The cynic in me can’t help but be angered at this botched policy making, talking about improving care on one hand and snatching away drug treatments that can improve people’s quality of life with the other.
However, amid this confusing debacle there was a glimmer of hope for people with dementia.
Nice hailed the dementia care guidelines as a great opportunity to integrate health and social care.
Integrating services is a well-worn mantra, but it is far from a reality for thousands of people with dementia who often fall between the cracks of this artificial service divide. It is great news that Nice has this as a key priority, but we must make sure that this isn’t just another set of guidelines that gather dust on people’s shelves.
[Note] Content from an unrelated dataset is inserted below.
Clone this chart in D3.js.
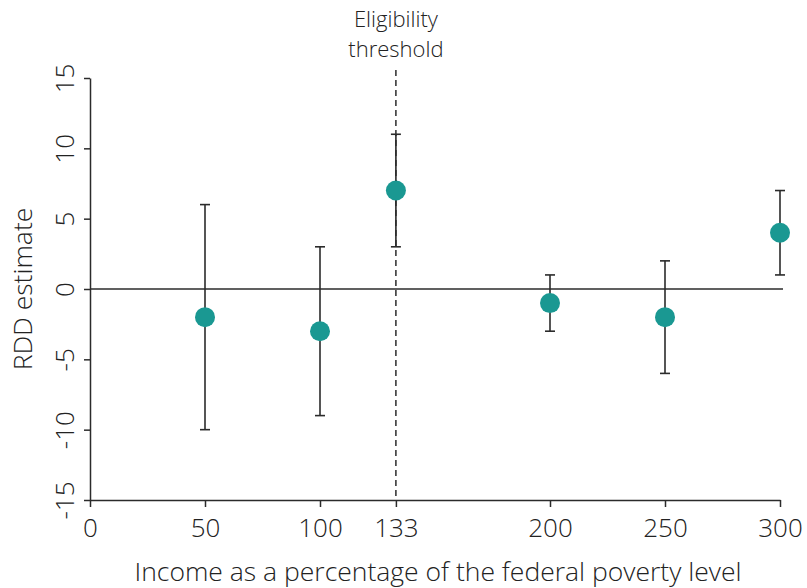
<!DOCTYPE html>
<html>
<head>
<meta charset="utf-8">
<script src="https://cdn.jsdelivr.net/npm/d3@7"></script>
<style>
  body { margin: 0; background: #fff; }
  text { font-family: "Open Sans", Lato, sans-serif; font-weight: 300; fill: #222; }
</style>
</head>
<body>
<script>
// data
var incomes   = [50, 100, 133, 200, 250, 300];
var estimates = [-2, -3, 7, -1, -2, 4];
var lowerCI   = [-10, -9, 3, -3, -6, 1];
var upperCI   = [6, 3, 11, 1, 2, 7];
var xTicks    = [0, 50, 100, 133, 200, 250, 300];
var yTicks    = [-15, -10, -5, 0, 5, 10, 15];
var threshold = 133;

var W = 807, H = 588;
var margin = {top: 78, right: 27, bottom: 88, left: 90};
var width = W - margin.left - margin.right,
    height = H - margin.top - margin.bottom;

var svg = d3.select("body").append("svg")
  .attr("width", W).attr("height", H);
var g = svg.append("g")
  .attr("transform", "translate(" + margin.left + "," + margin.top + ")");

var xScale = d3.scaleLinear().domain([0, 300]).range([0, width]);
var yScale = d3.scaleLinear().domain([-15, 15]).range([height, 0]);

var ink = "#2b2b2b";
var fmt = function(d) { return String(d); }; // plain hyphen minus like the original

// x axis
var xAxis = g.append("g")
  .attr("transform", "translate(0," + height + ")")
  .call(d3.axisBottom(xScale).tickValues(xTicks).tickFormat(fmt).tickSize(7).tickSizeOuter(0).tickPadding(12));
xAxis.selectAll("text").style("font-size", "26px");

// y axis, labels rotated
var yAxis = g.append("g")
  .call(d3.axisLeft(yScale).tickValues(yTicks).tickFormat(fmt).tickSize(6).tickSizeOuter(0));
yAxis.selectAll("text")
  .style("font-size", "26px")
  .attr("text-anchor", "middle")
  .attr("dy", null)
  .attr("x", null)
  .attr("transform", "translate(-16,0) rotate(-90)");

svg.selectAll(".domain, .tick line").attr("stroke", ink).attr("stroke-width", 1.5);
svg.selectAll(".tick text").style("fill", "#222");

// zero line
g.append("line")
  .attr("x1", 0).attr("x2", width + 3)
  .attr("y1", yScale(0)).attr("y2", yScale(0))
  .attr("stroke", ink).attr("stroke-width", 1.5);

// threshold
g.append("line")
  .attr("x1", xScale(threshold)).attr("x2", xScale(threshold))
  .attr("y1", -8).attr("y2", height)
  .attr("stroke", ink).attr("stroke-width", 1.5)
  .attr("stroke-dasharray", "6,4");
g.append("text")
  .attr("x", xScale(threshold)).attr("y", -51)
  .attr("text-anchor", "middle").style("font-size", "22px")
  .text("Eligibility");
g.append("text")
  .attr("x", xScale(threshold)).attr("y", -21)
  .attr("text-anchor", "middle").style("font-size", "22px")
  .text("threshold");

// error bars and points
var pts = incomes.map(function(d, i) {
  return {x: d, est: estimates[i], lo: lowerCI[i], hi: upperCI[i]};
});

var bars = g.append("g");
pts.forEach(function(d) {
  var cx = xScale(d.x);
  bars.append("line")
    .attr("x1", cx).attr("x2", cx)
    .attr("y1", yScale(d.lo)).attr("y2", yScale(d.hi))
    .attr("stroke", ink).attr("stroke-width", 1.6);
  [d.lo, d.hi].forEach(function(v) {
    bars.append("line")
      .attr("x1", cx - 5).attr("x2", cx + 5)
      .attr("y1", yScale(v)).attr("y2", yScale(v))
      .attr("stroke", ink).attr("stroke-width", 1.6);
  });
});

g.append("g").selectAll("circle")
  .data(pts).enter().append("circle")
  .attr("cx", function(d) { return xScale(d.x); })
  .attr("cy", function(d) { return yScale(d.est); })
  .attr("r", 10)
  .attr("fill", "#1a9892");

// axis titles
svg.append("text")
  .attr("x", margin.left + width / 2 + 3).attr("y", 581)
  .attr("text-anchor", "middle").style("font-size", "26.5px")
  .text("Income as a percentage of the federal poverty level");

svg.append("text")
  .attr("transform", "translate(32," + (margin.top + yScale(0)) + ") rotate(-90)")
  .attr("text-anchor", "middle").style("font-size", "26.5px")
  .text("RDD estimate");
</script>
</body>
</html>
The guidelines identify nine priorities for dementia care. The highest priority must be training of all staff caring for someone with dementia. In care homes more than 75 per cent of people have dementia yet it is a shocking indictment that only 10 per cent of care staff will have had any dementia care training.
Putting these policies into practice could really change dementia care for the better, not just for those affected, but also for people working in the field. But we all know that we are likely to see drug cuts before we see service investment. The number of people with dementia is expected to double to 1.8 million by 2040 and they deserve both care and treatment. It’s time the government made dementia a health priority.